The farther it gets from the historical person named Leonardo Da Vinci, the better Starz’s DA VINCI’S DEMONS tends to be as a series. In its 2d season, it went very far–all the way to South America, in a completely fictional Indiana Jones-ish quest for the mystical and all-powerful “Book of Leaves,” not to mention Da Vinci’s not-so-dead-after-all mother. Sure, once every episode or so, all would appear to be lost, and as the other characters gave up hope, Da Vinci would stare at a wall, or off into the distance, only to more or less snap his fingers and exclaim “Eureka!” Then he’d come up with a spur-of-the-moment work-of-genius invention, some of which were actually developed by the real Da Vinci (parachutes), some not (blood transfusions). That was, for the most part, as much as the series had to do with the real man–and the show was the better for it. (Let’s all try to forget the hallucination sequence where Da Vinci visited a fantasy museum of his own work centuries after his death and admired the Mona Lisa, which in the present-tense of the series he hadn’t even thought of painting yet.)

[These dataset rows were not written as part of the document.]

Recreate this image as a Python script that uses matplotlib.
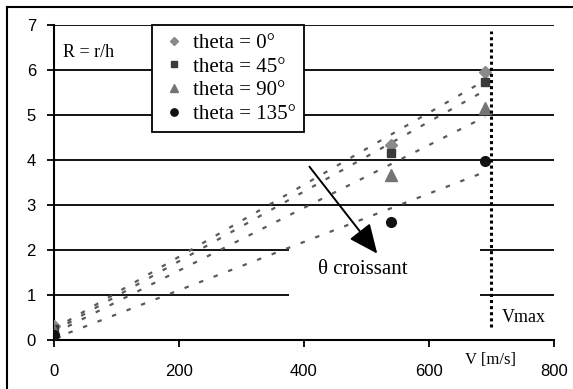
#!/usr/bin/env python3

import numpy as np
import matplotlib
matplotlib.use('Agg')
import matplotlib.pyplot as plt
from matplotlib.patches import Rectangle

# Measured speeds (m/s) and R = r/h for each angle
speeds = [0, 540, 690]
r_theta0 = [0.30, 4.33, 5.96]
r_theta45 = [0.25, 4.15, 5.73]
r_theta90 = [0.20, 3.67, 5.15]
r_theta135 = [0.10, 2.62, 3.98]
labels = ['theta = 0°', 'theta = 45°', 'theta = 90°', 'theta = 135°']
v_max = 700


def main():
    serif = ['Liberation Serif', 'DejaVu Serif']
    sans = ['Liberation Sans', 'DejaVu Sans']
    plt.rcParams['font.family'] = sans

    fig = plt.figure(figsize=(5.73, 3.89), dpi=100)
    ax = fig.add_axes([0.0942, 0.126, 0.8726, 0.8098])

    series = [r_theta0, r_theta45, r_theta90, r_theta135]
    markers = ['D', 's', '^', 'o']
    colors = ['#8a8a8a', '#3a3a3a', '#747474', '#111111']
    sizes = [6, 6, 8, 7]
    x = np.asarray(speeds, dtype=float)
    xfit = np.array([x.min(), x.max()])
    for vals, m, c, s, lab in zip(series, markers, colors, sizes, labels):
        ax.plot(x, vals, linestyle='none', marker=m, color=c, ms=s,
                label=lab, zorder=4)
        # linear trend line
        p = np.polyfit(x, vals, 1)
        ax.plot(xfit, np.polyval(p, xfit), color='#5a5a5a', lw=1.6,
                linestyle=(0, (2, 5)), zorder=3)

    # horizontal grid
    for yv in range(1, 8):
        ax.axhline(yv, color='black', lw=1.3, zorder=0)
    # white background of the annotation, hides part of the grid
    ax.add_patch(Rectangle((376, 0.9), 306, 1.4, facecolor='white',
                           edgecolor='none', zorder=1))

    ax.axvline(v_max, ymin=0.04, ymax=0.98, color='black', lw=2.2,
               linestyle=(0, (1, 1)), zorder=5)

    ax.annotate('', xy=(520, 1.87), xytext=(406, 3.9),
                arrowprops=dict(arrowstyle='-|>,head_length=1.8,head_width=0.8',
                                color='black', lw=1.4), zorder=6)
    ax.text(494, 1.56, 'θ croissant', family=serif, fontsize=15,
            ha='center', va='center', zorder=6)
    ax.text(14, 6.38, 'R = r/h', family=serif, fontsize=13,
            ha='left', va='center')
    ax.text(716, 0.49, 'Vmax', family=serif, fontsize=13,
            ha='left', va='center')
    ax.text(698, -0.44, 'V [m/s]', family=serif, fontsize=12,
            ha='center', va='center', clip_on=False)

    ax.set_xlim(0, 800)
    ax.set_ylim(0, 7)
    ax.set_xticks([0, 200, 400, 600, 800])
    ax.set_yticks(range(0, 8))
    ax.tick_params(direction='out', length=5, width=1.3, labelsize=12,
                   colors='black', pad=8)
    ax.tick_params(axis='x', pad=12)
    for side in ['top', 'right']:
        ax.spines[side].set_visible(False)
    for side in ['left', 'bottom']:
        ax.spines[side].set_linewidth(1.5)
    ax.set_facecolor('white')

    leg = ax.legend(loc='upper left', bbox_to_anchor=(0.196, 1.0),
                    borderaxespad=0, fancybox=False, framealpha=1,
                    edgecolor='black', prop={'family': serif, 'size': 15},
                    handlelength=1.3, handletextpad=0.25, labelspacing=0.2,
                    borderpad=0.4, markerscale=0.75)
    leg.get_frame().set_linewidth(1.3)
    leg.set_zorder(7)

    # outer chart frame (top and left visible)
    fig.add_artist(plt.Line2D([0.012, 1.0], [0.982, 0.982], color='black', lw=1.5))
    fig.add_artist(plt.Line2D([0.012, 0.012], [0.0, 0.982], color='black', lw=1.5))

    fig.savefig('out.png', dpi=100)


if __name__ == '__main__':
    main()
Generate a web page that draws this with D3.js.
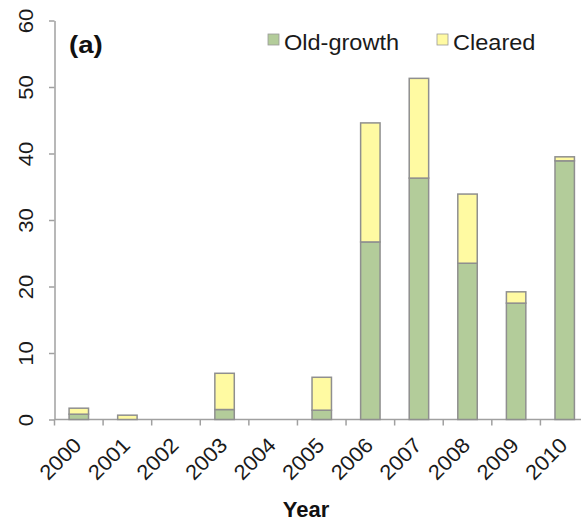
<!DOCTYPE html>
<html>
<head>
<meta charset="utf-8">
<script src="https://cdn.jsdelivr.net/npm/d3@7/dist/d3.min.js"></script>
<style>
  html, body { margin: 0; padding: 0; background: #fff; }
  svg { display: block; font-family: "Liberation Sans", Arial, Helvetica, sans-serif; }
</style>
</head>
<body>
<svg id="chart" width="581" height="522"></svg>
<script>
// Annual area by forest type
const years = ["2000","2001","2002","2003","2004","2005","2006","2007","2008","2009","2010"];
const oldGrowth = [0.8, 0, 0, 1.5, 0, 1.4, 26.7, 36.3, 23.5, 17.5, 38.9];
const cleared   = [0.9, 0.65, 0, 5.45, 0, 4.95, 17.9, 15.0, 10.4, 1.7, 0.6];
const seriesNames = ["Old-growth", "Cleared"];
const seriesColors = ["#b3cc9a", "#fffaa2"];
const yTicks = [0, 10, 20, 30, 40, 50, 60];

const svg = d3.select("#chart");
const plotLeft = 54.5, plotRight = 589, plotTop = 20.5, plotBottom = 419.5;

const x = d3.scaleBand().domain(years).range([plotLeft, plotRight]).paddingInner(0.6).paddingOuter(0.3);
const y = d3.scaleLinear().domain([0, 60]).range([plotBottom, plotTop]);

const rows = years.map((yr, i) => ({ year: yr, "Old-growth": oldGrowth[i], "Cleared": cleared[i] }));
const stacked = d3.stack().keys(seriesNames)(rows);

// Y axis
const yAxis = svg.append("g").attr("transform", `translate(${plotLeft},0)`)
  .call(d3.axisLeft(y).tickValues(yTicks).tickSize(5.5).tickSizeOuter(0).tickFormat(d3.format("d")));
yAxis.select(".domain").attr("stroke", "#a0a0a0").attr("stroke-width", 1.5);
yAxis.selectAll(".tick line").attr("stroke", "#a0a0a0").attr("stroke-width", 1.5);
yAxis.selectAll(".tick text")
  .attr("x", null).attr("dy", null)
  .attr("transform", "translate(-21.5,0) rotate(-90) scale(1.05,1)")
  .attr("text-anchor", "middle")
  .attr("font-size", 21)
  .attr("fill", "#1a1a1a");

// X axis with ticks between categories
const xAxisG = svg.append("g").attr("transform", `translate(0,${plotBottom})`);
xAxisG.append("line").attr("x1", plotLeft).attr("x2", plotRight).attr("y1", 0).attr("y2", 0)
  .attr("stroke", "#a0a0a0").attr("stroke-width", 1.5);
const step = x.step();
const boundaries = d3.range(years.length + 1).map(i => x(years[0]) - x.paddingInner() * step / 2 + i * step);
xAxisG.selectAll("line.tk").data(boundaries).join("line").attr("class", "tk")
  .attr("x1", d => d).attr("x2", d => d).attr("y1", 0).attr("y2", 6)
  .attr("stroke", "#a0a0a0").attr("stroke-width", 1.5);
xAxisG.selectAll("text").data(years).join("text")
  .attr("transform", d => `translate(${x(d) + x.bandwidth() / 2 + 4},27) rotate(-45) scale(1.05,1)`)
  .attr("text-anchor", "end")
  .attr("font-size", 21)
  .attr("fill", "#1a1a1a")
  .text(d => d);

// Stacked bars
stacked.forEach((layer, li) => {
  svg.append("g").selectAll("rect")
    .data(layer.filter(d => d[1] - d[0] > 0))
    .join("rect")
    .attr("x", d => x(d.data.year))
    .attr("width", x.bandwidth())
    .attr("y", d => y(d[1]))
    .attr("height", d => y(d[0]) - y(d[1]))
    .attr("fill", seriesColors[li])
    .attr("stroke", "#8f8f8f")
    .attr("stroke-width", 1.5);
});

// Axis title
svg.append("text").attr("x", 306).attr("y", 517).attr("text-anchor", "middle")
  .attr("font-size", 22).attr("font-weight", "bold").attr("fill", "#111").text("Year");

// Panel label
svg.append("text").attr("transform", "translate(69,53) scale(1.15,1)").attr("font-size", 24)
  .attr("font-weight", "bold").attr("fill", "#111").text("(a)");

// Legend
const legendX = [268, 437];
const lg = svg.append("g");
seriesNames.forEach((name, i) => {
  lg.append("rect").attr("x", legendX[i]).attr("y", 34).attr("width", 11).attr("height", 11)
    .attr("fill", seriesColors[i]).attr("stroke", "#9a9a9a").attr("stroke-width", 0.8);
  lg.append("text").attr("transform", `translate(${legendX[i] + 16},50) scale(1.07,1)`)
    .attr("font-size", 22).attr("fill", "#1a1a1a").text(name);
});
</script>
</body>
</html>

The Season 2 finale, written by Supervising Producer Corey Reed and Producer Marco Ramirez (from a story by Reed and Executive Producer Brian Nelson), and directed by Peter Hoar, was mostly a talky set-up for Season 3 (already ordered). Leonardo (Tom Riley) had arrived back in Italy from his colorful but fruitless efforts in South America, along with frenemy Girolamo Riario (Blake Riario), both having barely escaped human sacrifice at the hands of the Aztec-like natives. Things were busy but less interesting back home. Most of the action took place in Naples, where Leonardo’s patron Lorenzo de Medici (Elliot Cowan) had survived his own near-certain death, joined by the evil fake Pope Sixtus (James Faulkner), not to be confused with his identical twin the real Pope (also Faulkner), whom fake Pope keeps imprisoned in a cell below the Vatican. De Medici, fake-Sixtus and the Neapolitan royals are all sworn enemies, and most of them have at one time or another wanted to kill Leonardo, but they were forced to unite with him and each other when the Ottoman Empire launched an attack on Naples, designed by Lucretia Donati (Laura Haddock), who is–fasten your seatbelts–the daughter of the actual imprisoned Pope Sixtus, former spy and assassin for the phony Sixtus, and mistress to both de Medici and Da Vinci. Her plot to start a war was all in an attempt to restore her father to the Throne of Rome.
But that wasn’t all: in a dungeon somewhere in Italy, Riario, who’d spent all of Season 2 being redeemed for his many murders (including that of Lucretia’s young sister), was being tortured back into villainy by some other mysterious group that was after the Book of Leaves, and included someone who may or may not have been Lorenzo’s bastard brother. Meanwhile, back in Florence, in perhaps the single least convincing twist of the season, somehow Vanessa (Hera Milmar), the sweet girl who hung around Da Vinci’s studio and became pregnant with the child of de Medici’s dead brother, somehow found herself as the head of the House of de Medici, Lorenzo and his wife Clarice (Lara Pulver) both being out of town. And in case that wasn’t enough, Leonardo discovered, just seconds before his barrage of artillery was about to attack the Ottoman fleet, that the woman standing on the deck of the lead ship was none other than good old Mom.
So… no lack of cliffhangers. It didn’t, however, make for a particularly satisfying finale, since nothing at all was resolved. Still, for the most part this was a more entertaining season than Da Vinci’s Demons’ first. The road trip to South America and adventures there were idiotic but fun (at one point, he discovered a prototype robot head that suggested a 15th century version of Fritz Lang’s Metropolis), and with Leonardo out of town, the other characters had more to do this season than alternately yell and stare with awe at the genius in their midst. Ritson was given a much bigger and more complex role this season, which was a very smart decision, since Riley continues to be a bit of a stick as Da Vinci (there was, however, sadly less of Haddock, since both of her love interests were on the move throughout most of the season). The show’s budget remains not quite adequate to its ambitions, and the scripts wisely scaled down the larger action sequences and crowd scenes.
Da Vinci’s Demons hasn’t been a breakout hit for Starz, and it’s certainly not a prestige play for the network, but airing on low-rated Saturdays, it’s done close enough to OK to justify its Season 3 renewal. It succeeds as a neo-B-movie piece of programming, and is best-advised to stick to what it’s been doing best, and underplay any attempt at connecting with historical reality.